# Round Baler Belt Length Question



## Gearclash (Nov 25, 2010)

How much too short can the belts be on a NH BR780A and not cause problems? Looks like my older set of belts would be 4 to 5 inches shy of the 420 inches that the book calls for. Newer set is about half an inch too long. Both sets need the clippers replaced. Any advice?


----------



## askinner (Nov 15, 2010)

5 inches shorter would be way too short, and would cause big problems I would think. I would get the newer set relengthened, and new lacing fitted.


----------



## mike10 (May 29, 2011)

Four inches will not hurt you. Unless you make 72" bales even shorter belts will not cause a problem.
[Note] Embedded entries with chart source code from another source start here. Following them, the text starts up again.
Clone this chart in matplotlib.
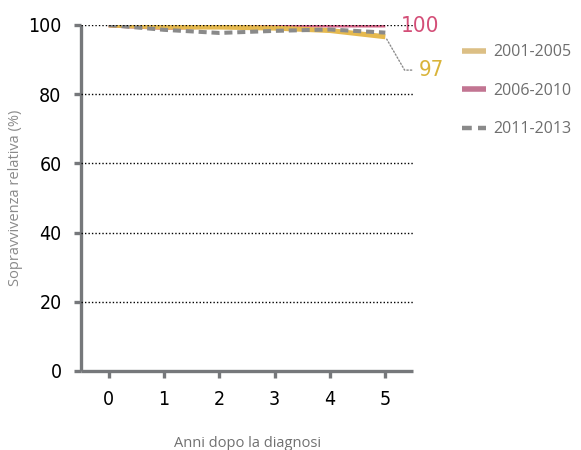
import matplotlib
matplotlib.use("Agg")
import matplotlib.pyplot as plt

years = [0, 1, 2, 3, 4, 5]
s_2001_2005 = [100, 99.4, 99.4, 99.1, 98.4, 96.6]
s_2006_2010 = [100, 99.3, 99.7, 100, 100, 100]
s_2011_2013 = [100, 98.6, 97.7, 98.3, 98.7, 97.8]
labels = ["2001-2005", "2006-2010", "2011-2013"]
yticks = [0, 20, 40, 60, 80, 100]
end_labels = ["100", "97"]

plt.rcParams['font.family'] = ['Open Sans', 'DejaVu Sans']
NARROW = dict(family='DejaVu Sans', stretch='condensed')

c_gold = "#e5b94f"
c_pink = "#d9668a"
c_gray = "#8a8a8a"
axis_c = "#76787b"

fig = plt.figure(figsize=(5.81, 4.5), dpi=100)
ax = fig.add_axes([81/581, 79/450, (413-81)/581, (371-25)/450])
ax.set_xlim(-0.5, 5.5)
ax.set_ylim(0, 100)

l2, = ax.plot(years, s_2006_2010, color=c_pink, lw=3.6, solid_capstyle='butt', zorder=2)
l1, = ax.plot(years, s_2001_2005, color=c_gold, lw=3.6, solid_capstyle='butt', zorder=3)
l3, = ax.plot(years, s_2011_2013, color=c_gray, lw=2.9, dashes=(2.0, 1.2), zorder=4)

for y in yticks[1:]:
    ax.axhline(y, color="black", lw=1.0, ls=(0, (1, 1.5)), zorder=5)

for sp in ["top", "right"]:
    ax.spines[sp].set_visible(False)
for sp in ["left", "bottom"]:
    ax.spines[sp].set_color(axis_c)
    ax.spines[sp].set_linewidth(2.4)
    ax.spines[sp].set_capstyle('butt')

ax.set_yticks(yticks)
ax.set_xticks(years)
ax.tick_params(axis='both', colors=axis_c, width=2.4, length=5, labelcolor="black",
               labelsize=14)
ax.tick_params(axis='x', pad=9)
ax.tick_params(axis='y', pad=9)
for lab in ax.get_xticklabels() + ax.get_yticklabels():
    lab.set_fontfamily(NARROW['family'])
    lab.set_fontstretch(NARROW['stretch'])

ax.set_ylabel("Sopravvivenza relativa (%)", color="#8a8a8a", fontsize=10.5, labelpad=4)
ax.set_xlabel("Anni dopo la diagnosi", color="#707070", fontsize=10.5, labelpad=19)

# end labels
ax.annotate(end_labels[0], xy=(years[-1], s_2006_2010[-1]), xytext=(11, -1),
            textcoords='offset points', color="#d44f78", fontsize=16,
            va='center', ha='left', **NARROW)
ax.annotate(end_labels[1], xy=(years[-1], s_2001_2005[-1]), xytext=(24, -24),
            textcoords='offset points', color="#d9b43a", fontsize=16,
            va='center', ha='left', **NARROW,
            arrowprops=dict(arrowstyle='-', color="#8a8a8a", lw=1.0, ls=(0, (1, 1.5)),
                            connectionstyle="angle,angleA=0,angleB=-60,rad=0",
                            shrinkA=3, shrinkB=2))
for t in ax.texts:
    t.set_clip_on(False)

leg = fig.legend([l1, l2, l3], labels, loc='upper left', bbox_to_anchor=(456/581, 1 - 38/450),
                 frameon=False, fontsize=11.5, labelspacing=1.4, handlelength=1.45,
                 handletextpad=0.5, borderaxespad=0)
for t in leg.get_texts():
    t.set_color("#6e6e6e")
leg_colors = ["#dcbf85", "#c27592", "#8a8a8a"]
leg_lw = [4, 4, 3.2]
for h, c, w in zip(leg.legend_handles, leg_colors, leg_lw):
    h.set_color(c)
    h.set_linewidth(w)
leg.legend_handles[2].set_dashes((2.2, 1.4))

fig.savefig("out.png", dpi=100)
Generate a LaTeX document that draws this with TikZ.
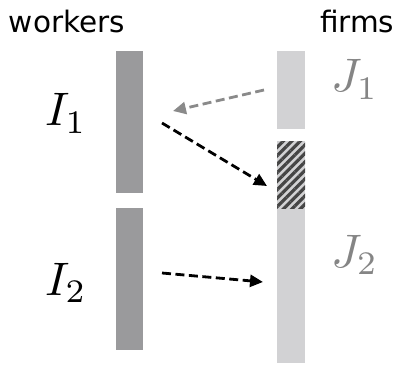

I have seen them 8" short and did not cause any problem but the person was making 66" bales.


----------



## swmnhay (Jun 13, 2008)

I disagree after the dealer repaired one of mine and it was 2" shorter then the rest it lasted 100 bales.I think with the newer balers it is more important to have them the exact same length or you put a lot more pressure on the shorter belt.

This was on Vermeer SM not a NH so not apples to apples.


----------



## rjmoses (Apr 4, 2010)

I'm going to resize all of the belts on my 780A over the winter. Take them all out, lay them out on the floor and cut them all to the same length. Did this about 3 years ago. Have to do it because I broke a belt last week.

They will stretch over time, especially the inside or outside belts, depending on your windrows.

Even pressure is necessary to get a consistent bale.

Ralph


----------



## AndyL (Mar 9, 2013)

Agree with swmnhay. All belts need to be same length. A lil shorter will still work. But it does cut down on the bale size.


----------



## mike10 (May 29, 2011)

The question was about the set of belts, not individual belts. At least that is the way I read it. The operative word is "set". NH recommends no more than 1" difference in length between individual belts on the machine. Will an 1 1/2 or 2 in difference in length cause a problem? Most times not, especially if they are the end belts since most operators do not fill the ends of the bale.


----------



## swmnhay (Jun 13, 2008)

Ooops,No idea on the NH but on Vermeer when baler is empty there is no pressure on the springs or belts at all.If you shortened them up 4-5 " you would need to reset the springs.


----------



## mike10 (May 29, 2011)

There is no adjustment necessary on the NH balers. I think NH says you can shorten the belts 4" without affecting the maximum bale size. You can shorten the belts farther but you want to cut the bale size down.

I would rather see shorter belts, if the customer is not making 72" bales, than have two splices in a belt.


----------



## Gearclash (Nov 25, 2010)

To clarify, the set of 8 belts will be evened up to the same length.

The interesting thing about my older set of belts is that they were an inch or two short when I pulled them out of the baler. It appears that they have since shrunk a little more in storage.

Both sets of belts are in good conditon, but the clippers are worn and 3/4" of belt under the clippers should be removed.

Of interest to the NH people, both sets of belts were run with the adjustable roll on the tailgate in the upper setting. I plan to change it back to the lower setting which will compensate some for the lack of belt length.

I do try to make 70 - 72" bales according to the tape measure. A monitor setting of 70" has been doing this.

I will do more checking today to see how uniform the belt length is within a set.


----------



## swmnhay (Jun 13, 2008)

Gearclash said:


> The interesting thing about my older set of belts is that they were an inch or two short when I pulled them out of the baler. It appears that they have since shrunk a little more in storage.


The last belt I repaired was shorter then factory specs when I took it out.IIRC a couple inches.So I am thinking belts shrink with age and use not stretch like everyone presumes. 

Soo when replaceing a broken belt or repairing it I would double check it with other belts in the baler.


----------



## mike10 (May 29, 2011)

swmnhay said:


> The last belt I repaired was shorter then factory specs when I took it out.IIRC a couple inches.So I am thinking belts shrink with age and use not stretch like everyone presumes.


That is exactly what I see. It is very seldom you find used belts "stretched" and then only by a 1/2' or 1". Plus you don't know if they were exactly the right length to start with.


----------



## krone.1 (Jul 28, 2013)

I don't have a clue what this conversation is about.


----------



## askinner (Nov 15, 2010)

My line of thinking, is that the belts are under max tension with the tailgate raised all the way. If the belts are too short, I would think it would place massive strain on everthing?


----------



## mike10 (May 29, 2011)

askinner said:


> My line of thinking, is that the belts are under max tension with the tailgate raised all the way. If the belts are too short, I would think it would place massive strain on everthing?


You are partially right. When the endgate on a NH baler is opened the pressure does rise to the preset setting the operator has chosen, but the belts are not pulled to their maximum length. It takes a lot more belt to form around a bale than it takes when the endgate is opened.


----------